The funeral was held on Tuesday, 5 June at Rookwood, the same place we had Mum’s service all those years ago. It was a lovely and sweet ceremony, and I delivered the eulogy – I found it very cathartic to write, and I found some kind of inner strength to deliver it to a chapel full of people who loved him. It started to rain at the end of the service so it was a mad scurry to the vehicles to head off to a life celebration for Dad at Dooley’s Catholic Club in Lidcombe. It was a great celebration of family and friends, and many stories of Dad were shared. Even one of his half-sisters started to ask me what I knew about that family history given the subtle references I made during the eulogy. I told her we all need to get together, in the near future, and have an honest and open discussion about what we all know. From that we may be able to piece together what has really happened within the family and unravel some family secrets that shouldn’t have been kept this long.
I must say, I am so glad I had Uni to keep me busy throughout this (not that uni hasn’t been without hiccups!). I think I would have broken down and don’t know when I would have stopped. I have shed a few tears, but I have spent the best part of two years waiting for this to happen. I found Dad unconscious in his unit back in August 2016, and after much too-ing and fro-ing, plus an escape from one nursing home, he went into full-time residential care in December 2016. He became very ill in January 2017, and we nearly lost him then, it was only that Allan and I agreed to a feeding tube and him being physically restrained that saved him. We agreed that we would not go that far again, as he never fully recovered from this episode. He apparently had more strokes during this time, and had no clue who we were for about 2 months. He slowly regained his strength, but he could never stand or walk alone, and was forever having falls. We did have some fun visits with him, taking ‘picnics’ for him to pick at, while he listened to us all have conversations about out lives. Every now and then he would try to contribute, but he was suffering from expressive aphasia, so couldn’t get his words out. Mostly when he did talk, it was telling us his cousins were his brothers and sisters – these are the family secrets we all need to talk about. He would sometimes be able to tell us he went out on the bus for a trip and ice cream at Macca’s, but that was about it.
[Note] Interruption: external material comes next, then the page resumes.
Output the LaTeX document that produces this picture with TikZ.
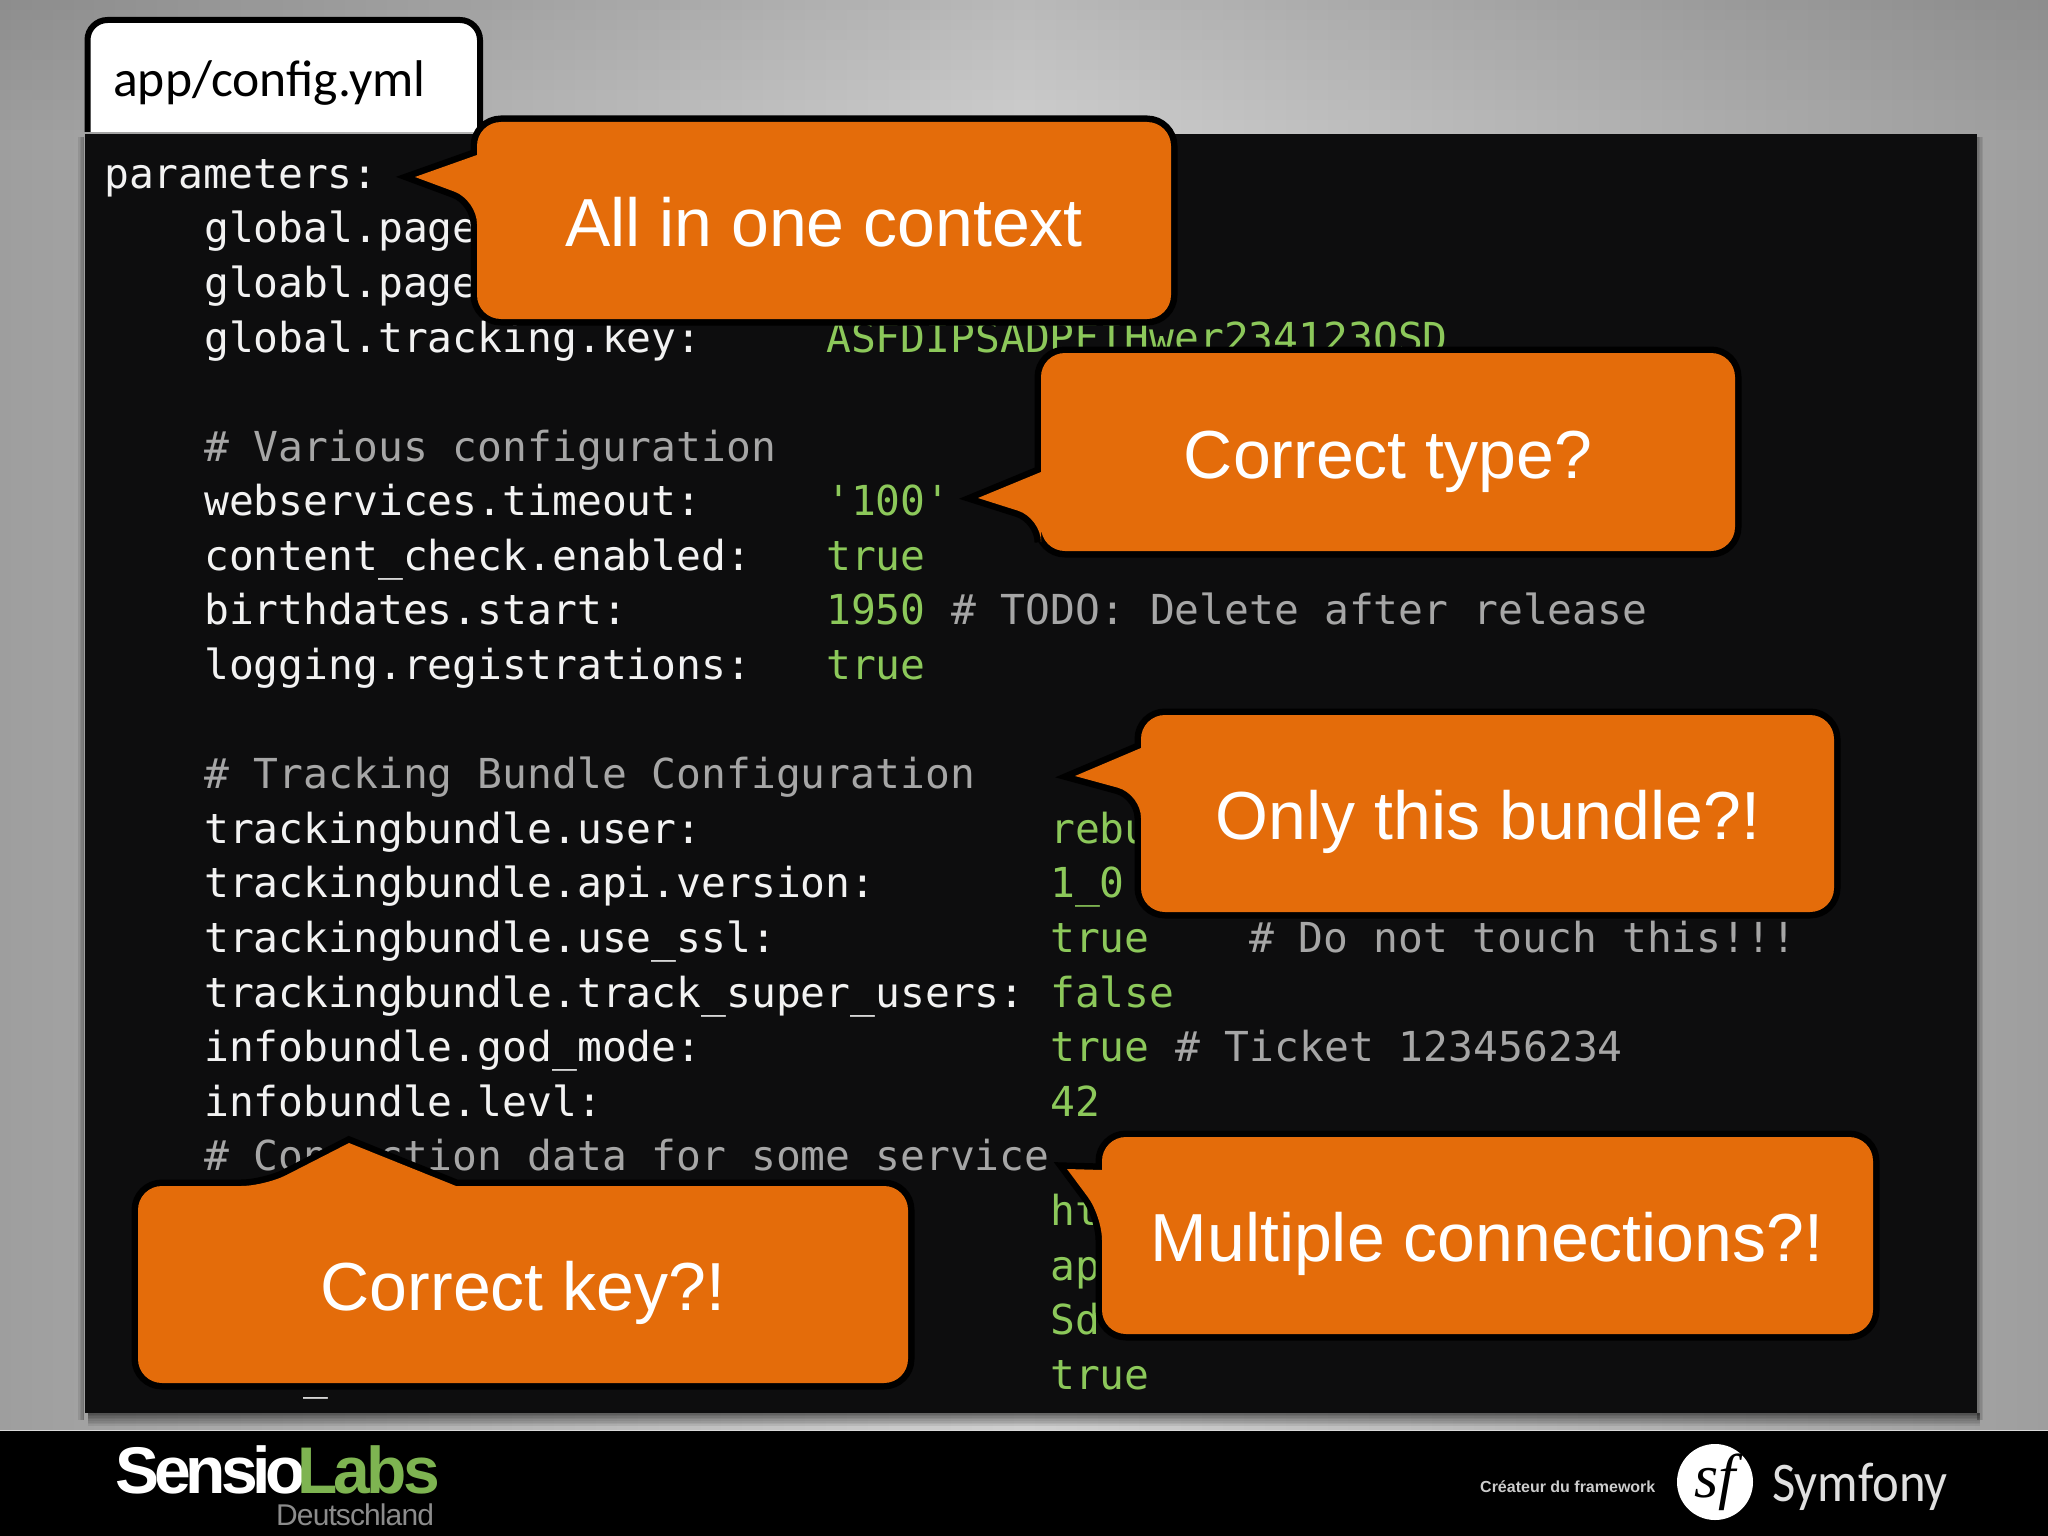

When we heard that familiar rattle in his chest, we alerted the staff who commenced treatment that day. Unfortunately, the pneumonia was to claim him this time, but he put up such a fight, right to the very end.
We will miss Dad, he was a big part of our lives. We are going to scatter his cremains at the same place we scattered Mum, Cape Solander at Kurnell. It would be nice to have them available for 4 July, the day we scattered Mum, but we may need to wait until the following weekend for everyone to be available. A toast will be had, and we will again reminisce about the man we all loved.
I’ve got lots to do, just finishing a final essay for Crime and Criminal Justice on the Indigenous peoples relationship with the Criminal Justice System. It’s off being reviewed as we speak, then I’m off to the nursing home with Allan and Julie to say our final thank you’s, pick up anything we need (just a hat that he had, everything else we left for other residents) and then that’s the final part of that process. I’ve got study to do for Understanding Society, pick five questions out of 12 that I really like and write myself some answers. I have until Monday evening to get this done, but I will break this up with my other two subjects, The Individual in Society and Psychology – Human Behaviour.